Your instructions:
Will you output the lines between the ones holding "Write a Python" and "d in dates]", inclusive, exactly as they stand, and only those lines, with the pictures left out?

Source data:
----------------------------------------

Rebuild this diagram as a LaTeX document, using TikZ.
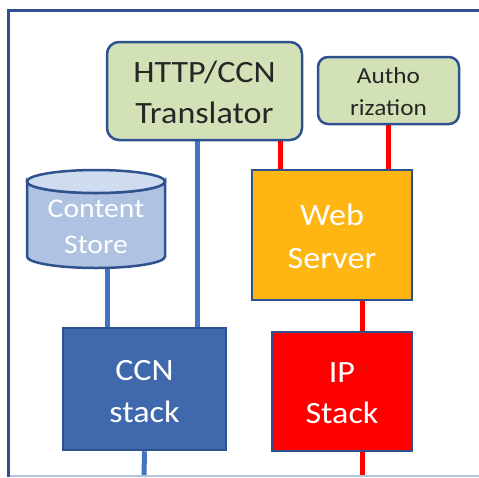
\documentclass[tikz,border=0pt]{standalone}
\usepackage{fontspec}
\newfontfamily\cfont[FakeStretch=1.1]{Carlito}
\definecolor{frameblue}{HTML}{2F528F}
\definecolor{greenfill}{HTML}{D3E2B6}
\definecolor{cylbody}{HTML}{AFC2E2}
\definecolor{cyltop}{HTML}{CFDBEF}
\definecolor{webfill}{HTML}{FFB612}
\definecolor{ccnfill}{HTML}{3F69AC}
\definecolor{ipfill}{HTML}{FF0000}
\definecolor{lineblue}{HTML}{4472C4}
\definecolor{linered}{HTML}{FF0000}
\definecolor{bottomline}{HTML}{B4C3DC}
\pgfdeclarelayer{background}
\pgfsetlayers{background,main}
\tikzset{
  boxbase/.style={draw=frameblue, line width=2.5pt, inner sep=0pt},
  greenbox/.style={boxbase, fill=greenfill, rounded corners=#1},
  txt/.style={anchor=base, inner sep=0pt},
  bigdark/.style={txt, font=\cfont\fontsize{31}{37}\selectfont, text=black!85},
  smalldark/.style={txt, font=\cfont\fontsize{23}{28}\selectfont, text=black!85},
  bigwhite/.style={txt, font=\cfont\fontsize{31}{37}\selectfont, text=white},
  midwhite/.style={txt, font=\cfont\fontsize{27}{32}\selectfont, text=white},
  bline/.style={draw=lineblue, line width=5pt},
  rline/.style={draw=linered, line width=5pt},
}
\begin{document}
\begin{tikzpicture}[x=1pt,y=-1pt]
\useasboundingbox (0,0) rectangle (479,477);
% frame
\draw[bottomline, line width=1.2pt] (8,476) -- (479,476);
\draw[frameblue, line width=3pt] (479,10) -- (8,10) -- (8,476.5);

\coordinate (bot1) at (144,477);
\coordinate (bot2) at (362,477);

% boxes
\node[greenbox=12pt, minimum width=195pt, minimum height=98pt] (tr) at (204.5,91) {};
\node[greenbox=10pt, minimum width=141pt, minimum height=67pt] (au) at (388.5,90.5) {};
\node[boxbase, fill=webfill, minimum width=160pt, minimum height=130pt] (ws) at (332,235) {};
\node[boxbase, fill=ccnfill, minimum width=163pt, minimum height=122pt] (ccn) at (144.5,389) {};
\node[boxbase, fill=ipfill, minimum width=140pt, minimum height=119pt] (ip) at (342,391.5) {};

% cylinder (Content Store)
\node[minimum width=138pt, minimum height=98pt, inner sep=0pt] (cs) at (96,219) {};
\filldraw[draw=frameblue, fill=cylbody, line width=2.5pt]
  (27,181.5) -- (27,256.5) arc[start angle=180, end angle=360, x radius=69pt, y radius=11.5pt]
  -- (165,181.5) arc[start angle=0, end angle=180, x radius=69pt, y radius=-11.5pt] -- cycle;
\filldraw[draw=frameblue, fill=cyltop, line width=2.5pt] (96,181.5) ellipse[x radius=69pt, y radius=11.5pt];

% connectors
\begin{pgfonlayer}{background}
\path[bline] (tr.south -| 197,0) -- (197,0 |- ccn.north);
\path[bline] (cs.south -| 107,0) -- (107,0 |- ccn.north);
\path[bline] (ccn.south) -- (bot1);
\path[rline] (tr.south -| 280,0) -- (280,0 |- ws.north);
\path[rline] (au.south -| 388,0) -- (388,0 |- ws.north);
\path[rline] (ws.south -| 362,0) -- (362,0 |- ip.north);
\path[rline] (ip.south -| 362,0) -- (bot2);
\end{pgfonlayer}

% texts
\node[bigdark] (t1) at (204.5,82) {HTTP/CCN};
\node[bigdark] (t2) at (204.5,123) {Translator};
\node[smalldark] (a1) at (388.5,83) {Autho};
\node[smalldark] (a2) at (388.5,115) {rization};
\node[midwhite] (c1) at (96,217) {Content};
\node[midwhite] (c2) at (96,253) {Store};
\node[bigwhite] (w1) at (332,225) {Web};
\node[bigwhite] (w2) at (332,268) {Server};
\node[bigwhite] (n1) at (144.5,380) {CCN};
\node[bigwhite] (n2) at (144.5,422) {stack};
\node[bigwhite] (i1) at (342,382) {IP};
\node[bigwhite] (i2) at (342,423) {Stack};
\end{tikzpicture}
\end{document}
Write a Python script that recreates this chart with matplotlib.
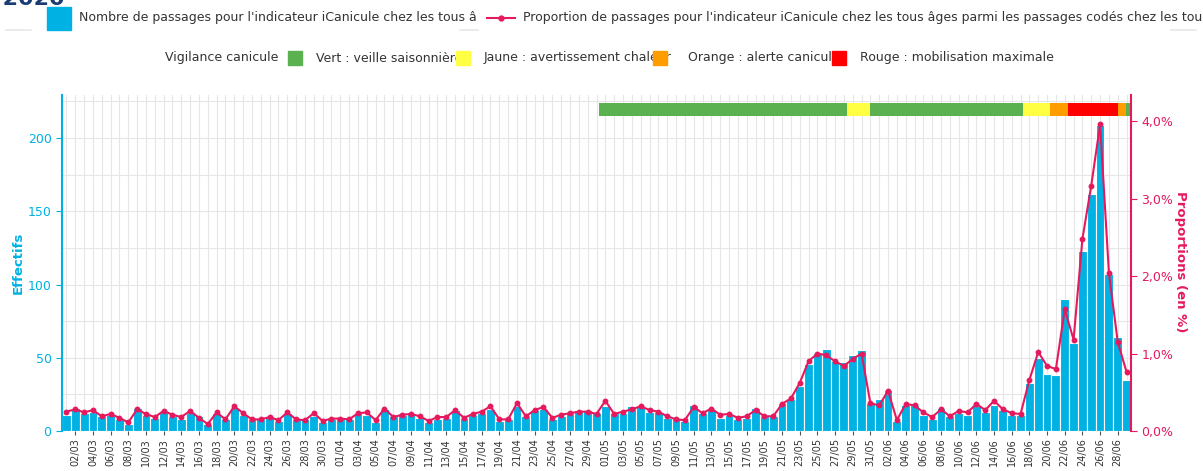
import numpy as np
import pandas as pd
import matplotlib
matplotlib.use("Agg")
import matplotlib.pyplot as plt
from matplotlib.patches import Rectangle
from matplotlib.lines import Line2D
from matplotlib.transforms import Bbox

# daily data, 01/03/2020 -> 29/06/2020
dates = pd.date_range("2020-03-01", "2020-06-29", freq="D")
date_labels = [d.strftime("%d/%m") for d in dates]

counts = [11, 16, 12, 13, 10, 11, 8, 5, 16, 11, 9, 13, 10, 8, 12, 10, 5, 12, 8, 16, 11, 8, 8,
          10, 7, 12, 8, 8, 10, 6, 8, 8, 8, 12, 11, 6, 15, 10, 11, 12, 9, 6, 8, 9,
          14, 9, 11, 12, 15, 7, 8, 17, 10, 14, 15, 8, 10, 12, 14, 14, 12, 17, 12, 12, 17, 17,
          13, 13, 9, 8, 7, 18, 12, 14, 9, 11, 8, 9, 16, 10, 10, 19, 22, 31, 46, 53, 56, 48,
          47, 52, 55, 19, 22, 28, 7, 18, 18, 11, 8, 16, 10, 12, 11, 17, 13, 18, 14, 11, 11,
          33, 50, 39, 38, 90, 60, 123, 162, 209, 107, 64, 35]

proportions = [0.25, 0.28, 0.24, 0.27, 0.19, 0.22, 0.17, 0.11, 0.28, 0.22, 0.18, 0.26, 0.21, 0.18,
               0.26, 0.17, 0.09, 0.24, 0.15, 0.32, 0.23, 0.15, 0.15,
               0.18, 0.14, 0.24, 0.15, 0.14, 0.23, 0.13, 0.16, 0.16, 0.15, 0.23, 0.24, 0.14, 0.29,
               0.18, 0.21, 0.22, 0.19, 0.13, 0.18, 0.18,
               0.27, 0.17, 0.22, 0.25, 0.32, 0.15, 0.15, 0.36, 0.19, 0.27, 0.31, 0.17, 0.21, 0.23,
               0.25, 0.25, 0.22, 0.39, 0.22, 0.25, 0.28, 0.32,
               0.27, 0.25, 0.19, 0.15, 0.14, 0.31, 0.23, 0.29, 0.21, 0.22, 0.17, 0.19, 0.27, 0.19,
               0.19, 0.35, 0.42, 0.62, 0.90, 1.00, 0.98, 0.90,
               0.84, 0.93, 1.00, 0.36, 0.33, 0.52, 0.14, 0.35, 0.33, 0.24, 0.18, 0.28, 0.19, 0.26,
               0.24, 0.35, 0.27, 0.39, 0.28, 0.23, 0.22,
               0.66, 1.02, 0.84, 0.80, 1.57, 1.18, 2.48, 3.17, 3.96, 2.04, 1.15, 0.76]

# vigilance canicule periods (day index from 01/03)
vig_start = [60.3, 88.4, 91.0, 108.3, 111.3, 113.4, 119.0, 119.9]
vig_end = [88.4, 91.0, 108.3, 111.3, 113.4, 119.0, 119.9, 120.5]
vig_level = ["Vert", "Jaune", "Vert", "Jaune", "Orange", "Rouge", "Orange", "Vert"]

vig_names = ["Vert : veille saisonnière", "Jaune : avertissement chaleur",
             "Orange : alerte canicule", "Rouge : mobilisation maximale"]
vig_colors = {"Vert": "#5bb14f", "Jaune": "#ffff44", "Orange": "#ff9c00", "Rouge": "#ff0000"}

BLUE = "#00b2e3"
PINK = "#e5195e"
W, H = 1203, 471


def fx(x):
    return x / W


def fy(y):
    return 1 - y / H


fig = plt.figure(figsize=(W / 100, H / 100), dpi=100)
ax = fig.add_axes([fx(62), fy(431), fx(1131 - 62), (431 - 95) / H])
ax2 = ax.twinx()

x = np.arange(len(counts))
ax.bar(x, counts, width=1.0, color=BLUE, edgecolor="white", linewidth=0.8, zorder=2)

# vigilance band
for s, e, lv in zip(vig_start, vig_end, vig_level):
    ax.barh(219.5, e - s, left=s, height=9, color=vig_colors[lv], zorder=3)

ax2.plot(x, proportions, color=PINK, lw=1.5, marker="o", ms=3.2, zorder=4)

ax.set_xlim(-0.5, len(counts) - 0.5)
ax.set_ylim(0, 229.4)
ax2.set_ylim(0, 4.34)

ax.set_xticks(x[1::2])
ax.set_xticklabels(date_labels[1::2], rotation=90, fontsize=7, color="#333333")
ax.set_xticks(x, minor=True)
ax.tick_params(axis="x", which="major", length=3, color="#555555", pad=2)
ax.tick_params(axis="x", which="minor", length=0)

ax.set_yticks([0, 50, 100, 150, 200])
ax.set_yticks([25, 75, 125, 175, 225], minor=True)
ax.tick_params(axis="y", which="major", colors=BLUE, labelsize=9, length=4, labelcolor=BLUE)
ax.tick_params(axis="y", which="minor", length=0)
ax.grid(True, which="both", color="#e6e6e6", lw=0.8, zorder=0)
ax.set_axisbelow(True)

ax2.set_yticks([0, 1, 2, 3, 4])
ax2.set_yticklabels([("%.1f%%" % v).replace(".", ",") for v in [0, 1, 2, 3, 4]])
ax2.tick_params(axis="y", colors=PINK, labelsize=9, length=4, labelcolor=PINK)

for a in (ax, ax2):
    a.spines["top"].set_visible(False)
    a.spines["bottom"].set_visible(False)
ax.spines["right"].set_visible(False)
ax.spines["left"].set_color(BLUE)
ax.spines["left"].set_linewidth(1.5)
ax2.spines["left"].set_visible(False)
ax2.spines["right"].set_color(PINK)
ax2.spines["right"].set_linewidth(1.5)

fig.text(fx(18), fy(263), "Effectifs", rotation=90, color=BLUE, fontsize=9.5,
         fontweight="bold", ha="center", va="center")
fig.text(fx(1180), fy(262), "Proportions (en %)", rotation=270, color=PINK, fontsize=9.5,
         fontweight="bold", ha="center", va="center")

# title, mostly outside the picture as in the source
fig.text(fx(65), fy(4), "du 01/03/2020 au 30/06/2020", color="#1b3b73", fontsize=16,
         fontweight="bold", ha="right", va="baseline")

# legend row 1
fs = 9
fig.patches.append(Rectangle((fx(47), fy(30)), fx(24), 23 / H, color=BLUE,
                             transform=fig.transFigure, figure=fig))
t = fig.text(fx(79), fy(18), "Nombre de passages pour l'indicateur iCanicule chez les tous âges",
             fontsize=fs, color="#333333", va="center")
t.set_clip_box(Bbox([[0, 0], [477, H]]))
t.set_clip_on(True)
fig.lines.append(Line2D([fx(487), fx(515)], [fy(18), fy(18)], color=PINK, lw=1.5,
                       transform=fig.transFigure))
fig.lines.append(Line2D([fx(501)], [fy(18)], color=PINK, marker="o", ms=3.5,
                       transform=fig.transFigure))
fig.text(fx(523), fy(18),
         "Proportion de passages pour l'indicateur iCanicule chez les tous âges parmi "
         "les passages codés chez les tous âges",
         fontsize=fs, color="#333333", va="center")
for x0, x1, yy in [(6, 31, 30), (460, 478, 30), (1171, 1196, 30)]:
    fig.lines.append(Line2D([fx(x0), fx(x1)], [fy(yy), fy(yy)], color="#e8e8e8", lw=1.2,
                           transform=fig.transFigure))

# legend row 2
fig.text(fx(165), fy(58), "Vigilance canicule", fontsize=fs, color="#333333", va="center")
sq_x = [288, 456, 653, 832]
txt_x = [316, 484, 688, 860]
for name, lv, sx, tx in zip(vig_names, ["Vert", "Jaune", "Orange", "Rouge"], sq_x, txt_x):
    fig.text(fx(tx), fy(58), name, fontsize=fs, color="#333333", va="center")
    fig.patches.append(Rectangle((fx(sx), fy(65)), fx(14), 14 / H, color=vig_colors[lv],
                                 transform=fig.transFigure, figure=fig, zorder=5))

fig.savefig("out.png", dpi=100)
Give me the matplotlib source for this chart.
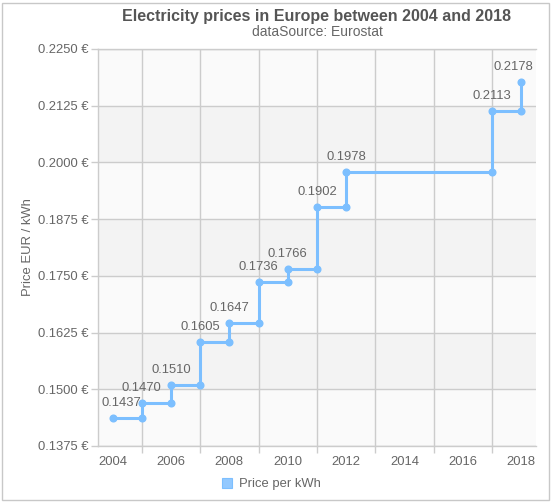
import numpy as np
import matplotlib
matplotlib.use("Agg")
import matplotlib.pyplot as plt
from matplotlib.patches import Patch, Rectangle
from matplotlib.ticker import FixedLocator, FuncFormatter

# data
years = [2004, 2005, 2006, 2007, 2008, 2009, 2010, 2011, 2012, 2017, 2018]
prices = [0.1437, 0.1470, 0.1510, 0.1605, 0.1647, 0.1736, 0.1766, 0.1902,
          0.1978, 0.2113, 0.2178]
series_name = "Price per kWh"
title = "Electricity prices in Europe between 2004 and 2018"
subtitle = "dataSource: Eurostat"
y_title = "Price EUR / kWh"

LINE = "#7cbfff"
TXT = "#666666"
GRID = "#cccccc"
FS = 9.4

plt.rcParams["font.family"] = ["Liberation Sans", "DejaVu Sans"]

W, H = 553, 503
fig = plt.figure(figsize=(W / 100, H / 100), dpi=100)
ax = fig.add_axes([98 / W, 1 - 446 / H, 438 / W, 397 / H])

ymin, ymax, ystep = 0.1375, 0.2250, 0.0125
yt = np.arange(ymin, ymax + ystep / 2, ystep)
ax.set_facecolor("#fafafa")
for i in range(len(yt) - 1):
    if i % 2 == 1:
        ax.axhspan(yt[i], yt[i + 1], color="#f3f3f3", lw=0, zorder=0)

ax.set_xlim(years[0] - 0.5, years[-1] + 0.5)
ax.set_ylim(ymin, ymax)

# step line with markers on every corner
ax.step(years, prices, where="post", color=LINE, lw=2.2, zorder=3,
        solid_joinstyle="miter")
ax.plot(years, prices, "o", color=LINE, ms=4.8, zorder=4)
ax.plot(years[1:], prices[:-1], "o", color=LINE, ms=4.8, zorder=4)

# value labels
lbls = []
for x, v in zip(years, prices):
    t = ax.annotate(f"{v:.4f}", (x, v), xytext=(0, 15),
                    textcoords="offset pixels", ha="center", va="center",
                    fontsize=FS, color=TXT, zorder=5)
    lbls.append(t)

# axes / ticks
ax.xaxis.set_major_locator(FixedLocator(range(2004, 2019, 2)))
ax.xaxis.set_minor_locator(FixedLocator(range(2005, 2019, 2)))
ax.yaxis.set_major_locator(FixedLocator(yt))
ax.yaxis.set_major_formatter(FuncFormatter(lambda v, p: f"{v:.4f} €"))
ax.tick_params(axis="x", which="major", length=0, pad=7, labelsize=FS,
               labelcolor=TXT)
ax.tick_params(axis="x", which="minor", length=5, width=1, color=GRID)
ax.tick_params(axis="y", length=5, width=1, color=GRID, pad=2,
               labelsize=FS, labelcolor=TXT)
ax.grid(True, axis="x", which="minor", color=GRID, lw=1, zorder=1)
ax.grid(True, axis="y", which="major", color=GRID, lw=1, zorder=1)
ax.set_axisbelow(True)
ax.spines["right"].set_visible(False)
for s in ["left", "bottom", "top"]:
    ax.spines[s].set_color(GRID)
    ax.spines[s].set_linewidth(1)

ax.set_ylabel(y_title, fontsize=FS, color=TXT)
ax.yaxis.set_label_coords(-64 / 438, 0.5)

fig.text(317 / W, 1 - 17 / H, title, ha="center", va="center",
         fontsize=11.5, fontweight="bold", color="#555555")
fig.text(317 / W, 1 - 32 / H, subtitle, ha="center", va="center",
         fontsize=10, color=TXT)

handle = Patch(facecolor="#93c9ff", edgecolor=LINE, lw=0.8)
fig.legend([handle], [series_name], loc="center",
           bbox_to_anchor=(271 / W, 1 - 484 / H), frameon=False,
           fontsize=FS, labelcolor=TXT, handlelength=0.8, handleheight=0.8,
           handletextpad=0.5)

fig.add_artist(Rectangle((2 / W, 3 / H), 547 / W, 497 / H,
                         transform=fig.transFigure, fill=False,
                         edgecolor="#c8c8c8", lw=1))

# keep value labels inside the plot area
fig.canvas.draw()
r = fig.canvas.get_renderer()
abox = ax.get_window_extent(r)
for t in lbls:
    bb = t.get_window_extent(r)
    dx = 0
    if bb.x0 < abox.x0 + 4:
        dx = abox.x0 + 4 - bb.x0
    elif bb.x1 > abox.x1 - 3:
        dx = abox.x1 - 3 - bb.x1
    if dx:
        t.set_position((dx, 15))

fig.savefig("out.png", dpi=100)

----------------------------------------

Solution to the exercise:
Write a Python script that recreates this chart with matplotlib.
import numpy as np
import pandas as pd
import matplotlib
matplotlib.use("Agg")
import matplotlib.pyplot as plt
from matplotlib.patches import Rectangle
from matplotlib.lines import Line2D
from matplotlib.transforms import Bbox

# daily data, 01/03/2020 -> 29/06/2020
dates = pd.date_range("2020-03-01", "2020-06-29", freq="D")
date_labels = [d.strftime("%d/%m") for d in dates]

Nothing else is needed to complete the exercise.